Task statement -
Find all lines in the records that include the word "React", and copy them out.

Excerpted data -

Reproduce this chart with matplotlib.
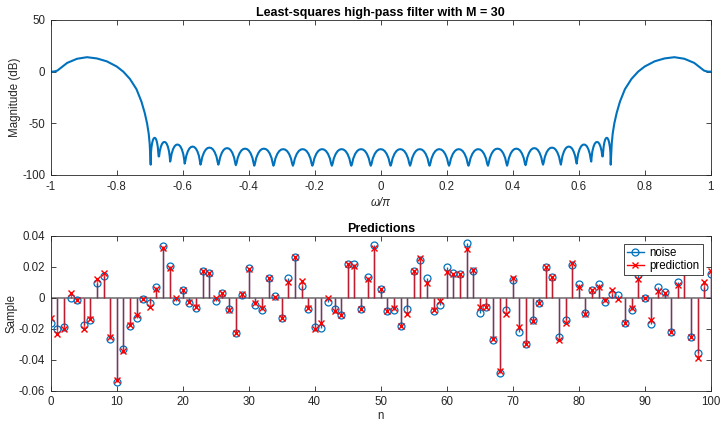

* * *

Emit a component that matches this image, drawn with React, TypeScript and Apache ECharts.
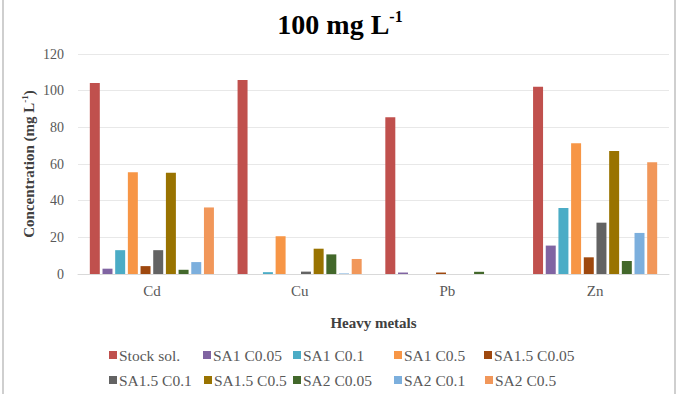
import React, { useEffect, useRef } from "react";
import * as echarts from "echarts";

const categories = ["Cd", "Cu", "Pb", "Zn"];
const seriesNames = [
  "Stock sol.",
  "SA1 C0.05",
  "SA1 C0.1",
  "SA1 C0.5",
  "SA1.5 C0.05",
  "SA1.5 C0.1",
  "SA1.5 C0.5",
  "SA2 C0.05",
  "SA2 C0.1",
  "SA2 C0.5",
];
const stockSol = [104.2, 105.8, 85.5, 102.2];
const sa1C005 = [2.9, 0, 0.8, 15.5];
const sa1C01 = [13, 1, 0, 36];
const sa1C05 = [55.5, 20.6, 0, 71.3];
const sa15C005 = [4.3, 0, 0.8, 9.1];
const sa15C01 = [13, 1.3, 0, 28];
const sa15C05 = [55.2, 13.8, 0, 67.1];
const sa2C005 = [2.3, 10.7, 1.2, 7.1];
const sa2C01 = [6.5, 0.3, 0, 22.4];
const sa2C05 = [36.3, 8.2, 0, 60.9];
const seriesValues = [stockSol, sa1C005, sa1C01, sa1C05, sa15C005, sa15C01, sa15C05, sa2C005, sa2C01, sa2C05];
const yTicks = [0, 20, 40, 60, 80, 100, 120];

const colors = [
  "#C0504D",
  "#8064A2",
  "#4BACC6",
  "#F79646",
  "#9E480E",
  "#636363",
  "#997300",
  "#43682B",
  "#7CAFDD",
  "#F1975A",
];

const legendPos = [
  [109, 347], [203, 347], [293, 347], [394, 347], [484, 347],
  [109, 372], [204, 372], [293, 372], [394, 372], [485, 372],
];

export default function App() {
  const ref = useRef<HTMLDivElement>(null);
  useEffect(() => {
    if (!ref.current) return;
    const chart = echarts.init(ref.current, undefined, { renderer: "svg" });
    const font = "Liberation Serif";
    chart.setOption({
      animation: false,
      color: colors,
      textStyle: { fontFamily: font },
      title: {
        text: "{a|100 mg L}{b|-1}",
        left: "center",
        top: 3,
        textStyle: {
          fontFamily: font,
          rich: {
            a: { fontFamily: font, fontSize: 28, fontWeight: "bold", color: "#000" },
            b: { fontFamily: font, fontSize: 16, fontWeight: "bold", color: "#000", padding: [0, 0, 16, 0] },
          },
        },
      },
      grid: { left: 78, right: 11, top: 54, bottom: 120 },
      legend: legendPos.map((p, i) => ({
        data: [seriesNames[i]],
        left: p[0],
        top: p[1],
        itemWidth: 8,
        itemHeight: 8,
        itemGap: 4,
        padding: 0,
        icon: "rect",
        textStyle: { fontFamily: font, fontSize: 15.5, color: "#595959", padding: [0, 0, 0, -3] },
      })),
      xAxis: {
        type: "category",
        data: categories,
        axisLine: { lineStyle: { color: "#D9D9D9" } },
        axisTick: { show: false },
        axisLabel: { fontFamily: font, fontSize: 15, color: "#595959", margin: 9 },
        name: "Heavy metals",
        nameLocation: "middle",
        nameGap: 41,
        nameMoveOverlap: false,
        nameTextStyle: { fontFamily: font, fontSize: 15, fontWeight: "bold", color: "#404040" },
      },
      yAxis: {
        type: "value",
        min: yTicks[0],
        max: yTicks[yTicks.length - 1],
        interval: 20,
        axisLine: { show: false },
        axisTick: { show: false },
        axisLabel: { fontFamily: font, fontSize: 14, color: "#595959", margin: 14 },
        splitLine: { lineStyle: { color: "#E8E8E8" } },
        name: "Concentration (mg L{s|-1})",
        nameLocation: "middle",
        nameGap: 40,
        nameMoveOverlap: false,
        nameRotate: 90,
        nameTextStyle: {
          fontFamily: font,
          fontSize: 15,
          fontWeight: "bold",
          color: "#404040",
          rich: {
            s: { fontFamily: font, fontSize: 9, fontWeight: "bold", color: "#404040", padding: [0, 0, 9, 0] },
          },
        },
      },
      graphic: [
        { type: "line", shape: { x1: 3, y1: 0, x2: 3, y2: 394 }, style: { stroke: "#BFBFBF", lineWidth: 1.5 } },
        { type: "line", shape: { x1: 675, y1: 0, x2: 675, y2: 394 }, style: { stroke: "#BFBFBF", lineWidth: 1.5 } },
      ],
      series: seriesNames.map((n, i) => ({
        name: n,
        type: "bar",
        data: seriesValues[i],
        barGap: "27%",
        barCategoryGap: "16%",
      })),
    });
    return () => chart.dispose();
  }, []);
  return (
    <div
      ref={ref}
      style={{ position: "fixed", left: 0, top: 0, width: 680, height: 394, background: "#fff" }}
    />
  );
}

The solution -
Emit a component that matches this image, drawn with React, TypeScript and Apache ECharts.
import React, { useEffect, useRef } from "react";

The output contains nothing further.